To start, add the following permissions to the IAM execution role that will be accessing Studio. For more information about required permissions, see Required Permissions.

{ "Sid": "AllowSagemakerProjectManagement", "Effect": "Allow", "Action": [ "sagemaker:CreateProject", "sagemaker:DeleteProject" ], "Resource": "arn:aws:sagemaker:<region>:<account-id>:project/*" }

After you've added the previous permissions, you can connect to Studio. If you have an existing Studio notebook instance, you can open it. Otherwise, if you want to create a new notebook instance, select File, and then select New.

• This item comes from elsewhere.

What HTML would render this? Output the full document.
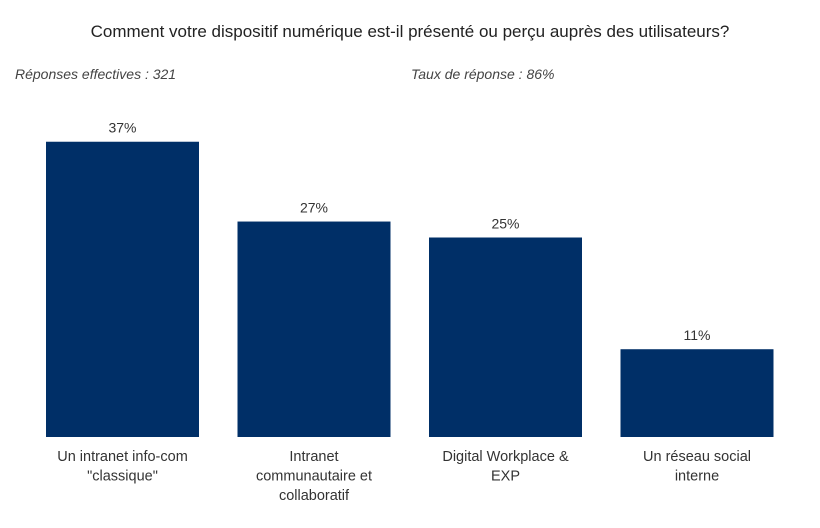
<!DOCTYPE html>
<html><head><meta charset="utf-8"><style>
body{margin:0;background:#fff;width:820px;height:523px;overflow:hidden;font-family:"Liberation Sans",sans-serif;}
</style></head><body>
<svg width="820" height="523">
<text x="410" y="37" text-anchor="middle" font-size="17" fill="#222">Comment votre dispositif numérique est-il présenté ou perçu auprès des utilisateurs?</text>
<text x="15" y="79" font-size="14" font-style="italic" fill="#444">Réponses effectives : 321</text>
<text x="411" y="79" font-size="14" font-style="italic" fill="#444">Taux de réponse : 86%</text>
<g id="bars"></g>
</svg>
<script>
const categories=[["Un intranet info-com","\"classique\""],["Intranet","communautaire et","collaboratif"],["Digital Workplace &","EXP"],["Un réseau social","interne"]];
const values=[37,27,25,11];
const g=document.getElementById('bars');
const ns='http://www.w3.org/2000/svg';
const base=437, pxPer=7.98, x0=46, step=191.5, bw=153;
const y=v=>base-v*pxPer;
values.forEach((v,i)=>{
  const x=x0+i*step;
  const r=document.createElementNS(ns,'rect');
  r.setAttribute('x',x);r.setAttribute('y',y(v));r.setAttribute('width',bw);r.setAttribute('height',base-y(v));r.setAttribute('fill','#002f67');
  
  
  g.appendChild(r);
  const t=document.createElementNS(ns,'text');
  t.setAttribute('x',x+bw/2);t.setAttribute('y',y(v)-9);t.setAttribute('text-anchor','middle');t.setAttribute('font-size','14');t.setAttribute('fill','#333');
  t.textContent=v+'%';
  
  
  g.appendChild(t);
  categories[i].forEach((line,j)=>{
    const c=document.createElementNS(ns,'text');
    c.setAttribute('x',x+bw/2);c.setAttribute('y',461+j*19.5);c.setAttribute('text-anchor','middle');c.setAttribute('font-size','14.5');c.setAttribute('fill','#333');
    c.textContent=line;
    
    
    g.appendChild(c);
  });
});
</script>
</body></html>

  • To open the cluster management page, select Clusters from the left-side panel.

    The following screenshot shows the cluster management page. From here, you can create and manage your Amazon EMR clusters.

    A cluster can be in different statuses. To filter clusters by status, select the dropdown arrow icon. A cluster can only be in one status at a time.

    Status options include Starting, Bootstrapping, Running/Walking, Terminating, Terminated, and Terminated with error. The following screenshot shows the cluster status options in the status dropdown.

The following procedure shows how to create a cluster using a template from Studio.

To create a cluster from a template:
  1. Navigate to the cluster management page by selecting the Clusters from the left-side panel. Then, select Create cluster.

  2. Enter your SageMaker Studio subnet ID, Amazon EMR cluster name, Amazon VPC ID, and SageMaker Studio security group ID.

  3. After entering the information from the previous step, select Create cluster.

The following procedure shows how to terminate a cluster.

To terminate a cluster
  1. Navigate to the cluster management page by selecting the Clusters from the left-side panel.

    Select the cluster that you want to terminate, then choose Terminate next to Create cluster in the UI.

  2. A window will appear advising that any pending work or data on your cluster will be lost after termination, and termination is irreversible. Select Terminate.